Niederrhein Atomkraft in der Nachbarschaft
Niederrhein · In Borssele (Niederlande) soll ein neues Atomkraftwerk entstehen. Der neue Meiler wäre nur 170 Kilometer weit vom Kreis Kleve entfernt. Auch Bürger in Nordrhein-Westfalen können schriftlich gegen die Pläne protestieren.

Die NRW-Atomanlagen
niederrhein/ Borssele Spätestens bei den Protesten für und gegen Stuttgart 21 ist deutlich geworden, dass Menschen nicht mehr gewillt sind, Entscheidungen über ihre Köpfe hinweg fällen zu lassen. Nun stelle man sich vor, ein Energiekonzern spiele mit dem Gedanken, ein neues Atomkraftwerk in Bielefeld bauen zu lassen. Man muss kein Prophet sein, um zu erahnen, welche Proteststürme und Massendemonstrationen dies verursachen würde. Aber so etwas gibt es ja nicht. Oder doch?
In den Niederlanden, genauer gesagt im kleinen Dorf Borssele in der Provinz Zeeland, existieren Pläne, ein neues Atomkraftwerk entstehen zu lassen. Wird es gebaut, stünde ein weiterer Meiler Luftlinie 170 Kilometer von Kleve entfernt. Dies entspricht ungefähr der gleichen Strecke wie von der Schwanenstadt nach Bielefeld. Bei einem Störfall in dem Kraftwerk an der Nordseeküste wäre auch der Niederrhein direkt betroffen, Strahlung macht ja bekanntlich keinen Halt vor Landesgrenzen. Schon gar nicht, wenn der Wind vom Meer ostwärts ins Innenland weht.
Doch auch Bürger in Nordrhein-Westfalen können Einspruch gegen die Pläne erheben. "Jedermann kann mündlich oder schriftlich Stellungnahmen zum Grundlagenpapier abgeben oder Einwendungen dagegen erheben. Bis einschließlich Donnerstag, den 12. Januar 2012, kann beschrieben werden, was auf welchem Detailniveau untersucht werden sollte, um eine adäquate Beschlussfassung zu erwirken", heißt es auf der Internetseite des NRW-Umweltministeriums. Dort lassen sich auch das Grundlagenpapier und die Bekanntmachung des Projektes einsehen.

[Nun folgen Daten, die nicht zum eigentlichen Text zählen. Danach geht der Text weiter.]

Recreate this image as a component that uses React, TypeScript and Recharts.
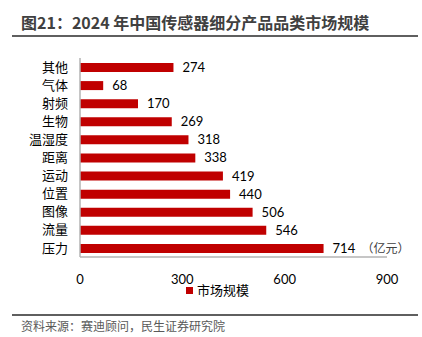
import React from "react"
import { Bar, BarChart, LabelList, XAxis, YAxis } from "recharts"

const categories = ["其他", "气体", "射频", "生物", "温湿度", "距离", "运动", "位置", "图像", "流量", "压力"]
const marketSize = [274, 68, 170, 269, 318, 338, 419, 440, 506, 546, 714]
const xTicks = [0, 300, 600, 900]

const data = categories.map((name, i) => ({ name, value: marketSize[i] }))

const RED = "#C00000"
const SANS = "Lato, 'Noto Sans CJK SC', sans-serif"
const CJK = "'Noto Sans CJK SC', sans-serif"

function ValueLabel(props: any) {
  const { x, y, width, height, value, index } = props
  const tx = x + width + 9
  const ty = y + height / 2
  return (
    <g>
      <text x={tx} y={ty} dy={4.5} fontSize={13} fontFamily={SANS} fill="#000">
        {value}
      </text>
      {index === data.length - 1 && (
        <text x={tx + 29} y={ty} dy={4.5} fontSize={12} fontFamily={CJK} fill="#404040">
          （亿元）
        </text>
      )}
    </g>
  )
}

export default function App() {
  return (
    <div style={{ position: "absolute", left: 0, top: 0, width: 422, height: 337, background: "#fff", overflow: "hidden" }}>
      <div
        style={{
          position: "absolute",
          left: 21,
          top: 11,
          fontFamily: CJK,
          fontWeight: 700,
          fontSize: 16,
          color: "#404040",
          whiteSpace: "nowrap",
          lineHeight: "22px",
        }}
      >
        图21：2024 年中国传感器细分产品品类市场规模
      </div>
      <div style={{ position: "absolute", left: 12, top: 35, width: 406, height: 2, background: "#5f5f5f" }} />

      <div style={{ position: "absolute", left: 0, top: 0 }}>
        <BarChart
          width={422}
          height={337}
          data={data}
          layout="vertical"
          margin={{ top: 58, right: 35, bottom: 50, left: 10 }}
          barSize={9}
        >
          <XAxis
            type="number"
            domain={[0, 900]}
            ticks={xTicks}
            height={30}
            axisLine={{ stroke: "#b3b3b3", strokeWidth: 1.5 }}
            tickLine={false}
            tickMargin={12}
            tick={{ fontSize: 13, fontFamily: SANS, fill: "#000" }}
          />
          <YAxis
            type="category"
            dataKey="name"
            width={70}
            interval={0}
            axisLine={{ stroke: "#b3b3b3", strokeWidth: 1.5 }}
            tickLine={false}
            tickMargin={6}
            tick={{ fontSize: 13, fontFamily: CJK, fill: "#000" }}
          />
          <Bar dataKey="value" fill={RED} isAnimationActive={false}>
            <LabelList dataKey="value" content={ValueLabel} />
          </Bar>
        </BarChart>
      </div>

      <div
        style={{
          position: "absolute",
          left: 186,
          top: 281,
          display: "flex",
          alignItems: "center",
          fontFamily: CJK,
          fontSize: 13,
          color: "#000",
          lineHeight: "18px",
        }}
      >
        <span style={{ width: 7, height: 7, background: RED, display: "inline-block", marginRight: 4 }} />
        市场规模
      </div>

      <div style={{ position: "absolute", left: 12, top: 314, width: 406, height: 2, background: "#5f5f5f" }} />
      <div
        style={{
          position: "absolute",
          left: 21,
          top: 317,
          fontFamily: CJK,
          fontSize: 12,
          color: "#595959",
          whiteSpace: "nowrap",
          lineHeight: "17px",
        }}
      >
        资料来源：赛迪顾问，民生证券研究院
      </div>
    </div>
  )
}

Eduard Großkämper, Pressesprecher der Kreisverwaltung, bestätigte auf Anfrage der Rheinischen Post, dass der Fall "Borssele II" bekannt ist und geprüft wird. "Falls nötig, wird eine Stellungnahme aus unserem Haus erfolgen", sagt Großkämper, der auch das Land in der Verantwortung sieht. "Dort hat man die Bündelungsfunktion, von dort kann am besten ein Signal ausgehen", meint der Pressesprecher. Der Kreisverband der Linkspartei hat bereits den Landrat und die 16 Bürgermeister im Kreis Kleve mittels Anschreiben aufgefordert, von den möglichen Einwendungen gebrauch zu machen. Auch die Grünen rufen zu Protest auf und bieten auf www.gruene-kleve.de einen neun Punkte umfassenden Mustereinspruch zum ausdrucken an.
Kleves Technischer Beigeordneter Jürgen Rauer zeigte sich auf der letzten Stadtpressekonferenz ebenfalls besorgt. Kleve liege in einem möglichen "Fallout"-Gebiet, betonte er. Man werde, möglichst in Kooperation mit dem Kreis, Bedenken gegen den Bau deutlich machen.